Task to carry out -> For this exercise, return only the lines from the line containing "Output the Python" through the line containing "plt.rcParams['font.family'] = ['Noto", both ends included, exactly as they are.

>> begin

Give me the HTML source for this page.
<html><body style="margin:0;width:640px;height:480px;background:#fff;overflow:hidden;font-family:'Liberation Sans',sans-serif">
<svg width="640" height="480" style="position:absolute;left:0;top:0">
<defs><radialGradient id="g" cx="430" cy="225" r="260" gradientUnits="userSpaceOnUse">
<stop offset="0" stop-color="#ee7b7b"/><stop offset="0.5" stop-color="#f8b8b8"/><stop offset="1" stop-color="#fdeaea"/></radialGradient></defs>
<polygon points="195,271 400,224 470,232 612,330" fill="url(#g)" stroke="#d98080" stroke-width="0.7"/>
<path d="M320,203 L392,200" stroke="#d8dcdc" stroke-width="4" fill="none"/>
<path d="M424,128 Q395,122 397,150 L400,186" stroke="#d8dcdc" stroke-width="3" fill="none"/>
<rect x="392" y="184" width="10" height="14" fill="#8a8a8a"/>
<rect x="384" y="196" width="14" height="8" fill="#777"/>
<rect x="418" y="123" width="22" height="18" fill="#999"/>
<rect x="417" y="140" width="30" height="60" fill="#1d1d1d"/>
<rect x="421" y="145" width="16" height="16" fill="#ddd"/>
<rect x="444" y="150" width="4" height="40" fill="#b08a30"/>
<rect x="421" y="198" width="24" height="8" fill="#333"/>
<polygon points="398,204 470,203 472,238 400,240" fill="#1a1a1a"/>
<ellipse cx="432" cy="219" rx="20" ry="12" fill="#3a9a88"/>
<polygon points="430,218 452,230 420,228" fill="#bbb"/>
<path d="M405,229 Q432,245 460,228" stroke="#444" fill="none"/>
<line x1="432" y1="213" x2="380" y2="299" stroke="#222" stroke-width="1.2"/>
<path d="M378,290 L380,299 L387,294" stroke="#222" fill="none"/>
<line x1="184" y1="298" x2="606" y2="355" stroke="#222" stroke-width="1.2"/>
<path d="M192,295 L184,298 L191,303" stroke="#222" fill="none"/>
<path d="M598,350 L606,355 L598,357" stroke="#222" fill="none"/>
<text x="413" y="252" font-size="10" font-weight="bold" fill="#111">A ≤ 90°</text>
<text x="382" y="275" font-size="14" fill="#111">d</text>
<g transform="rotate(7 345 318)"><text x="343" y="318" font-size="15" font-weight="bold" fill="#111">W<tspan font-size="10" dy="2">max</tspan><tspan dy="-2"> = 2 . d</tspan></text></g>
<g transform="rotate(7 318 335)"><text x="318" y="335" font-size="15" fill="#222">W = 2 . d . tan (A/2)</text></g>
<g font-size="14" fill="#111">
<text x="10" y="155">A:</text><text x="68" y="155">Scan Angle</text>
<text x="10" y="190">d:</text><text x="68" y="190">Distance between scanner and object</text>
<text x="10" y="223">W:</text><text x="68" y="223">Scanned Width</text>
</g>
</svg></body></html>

>> end
>> begin

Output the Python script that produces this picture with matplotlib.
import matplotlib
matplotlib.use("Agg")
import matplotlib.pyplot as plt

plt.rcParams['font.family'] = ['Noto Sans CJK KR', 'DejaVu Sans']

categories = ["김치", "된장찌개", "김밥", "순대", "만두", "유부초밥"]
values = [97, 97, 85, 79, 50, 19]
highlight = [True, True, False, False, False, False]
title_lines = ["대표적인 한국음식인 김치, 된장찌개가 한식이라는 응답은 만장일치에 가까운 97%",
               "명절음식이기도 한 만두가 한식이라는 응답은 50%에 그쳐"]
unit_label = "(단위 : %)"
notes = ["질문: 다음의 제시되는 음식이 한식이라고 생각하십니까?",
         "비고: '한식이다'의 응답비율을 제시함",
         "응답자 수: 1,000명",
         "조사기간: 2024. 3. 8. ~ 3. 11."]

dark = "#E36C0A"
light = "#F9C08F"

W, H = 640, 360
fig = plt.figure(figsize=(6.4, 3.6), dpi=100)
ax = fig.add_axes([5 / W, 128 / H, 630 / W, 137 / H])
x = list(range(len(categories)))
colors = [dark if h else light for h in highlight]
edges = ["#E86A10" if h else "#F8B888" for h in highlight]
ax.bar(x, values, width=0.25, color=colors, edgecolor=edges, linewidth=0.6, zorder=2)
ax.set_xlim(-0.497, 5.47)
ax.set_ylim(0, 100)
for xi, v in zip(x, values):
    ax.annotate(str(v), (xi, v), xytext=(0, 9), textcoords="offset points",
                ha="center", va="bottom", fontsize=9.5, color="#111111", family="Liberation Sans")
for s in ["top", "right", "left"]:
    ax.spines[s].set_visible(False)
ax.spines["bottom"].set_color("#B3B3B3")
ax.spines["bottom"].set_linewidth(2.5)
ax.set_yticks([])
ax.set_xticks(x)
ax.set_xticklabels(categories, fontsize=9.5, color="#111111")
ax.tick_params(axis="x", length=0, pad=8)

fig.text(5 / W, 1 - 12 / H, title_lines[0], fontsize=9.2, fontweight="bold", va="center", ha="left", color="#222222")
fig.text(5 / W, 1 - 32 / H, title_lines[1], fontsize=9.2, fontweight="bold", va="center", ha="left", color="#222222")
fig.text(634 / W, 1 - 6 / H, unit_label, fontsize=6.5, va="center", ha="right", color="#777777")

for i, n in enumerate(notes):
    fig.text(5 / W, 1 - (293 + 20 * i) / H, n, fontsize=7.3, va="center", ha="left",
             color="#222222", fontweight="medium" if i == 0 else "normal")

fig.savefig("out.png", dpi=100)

>> end

Result of this exercise ->
Output the Python script that produces this picture with matplotlib.
import matplotlib
matplotlib.use("Agg")
import matplotlib.pyplot as plt

plt.rcParams['font.family'] = ['Noto Sans CJK KR', 'DejaVu Sans']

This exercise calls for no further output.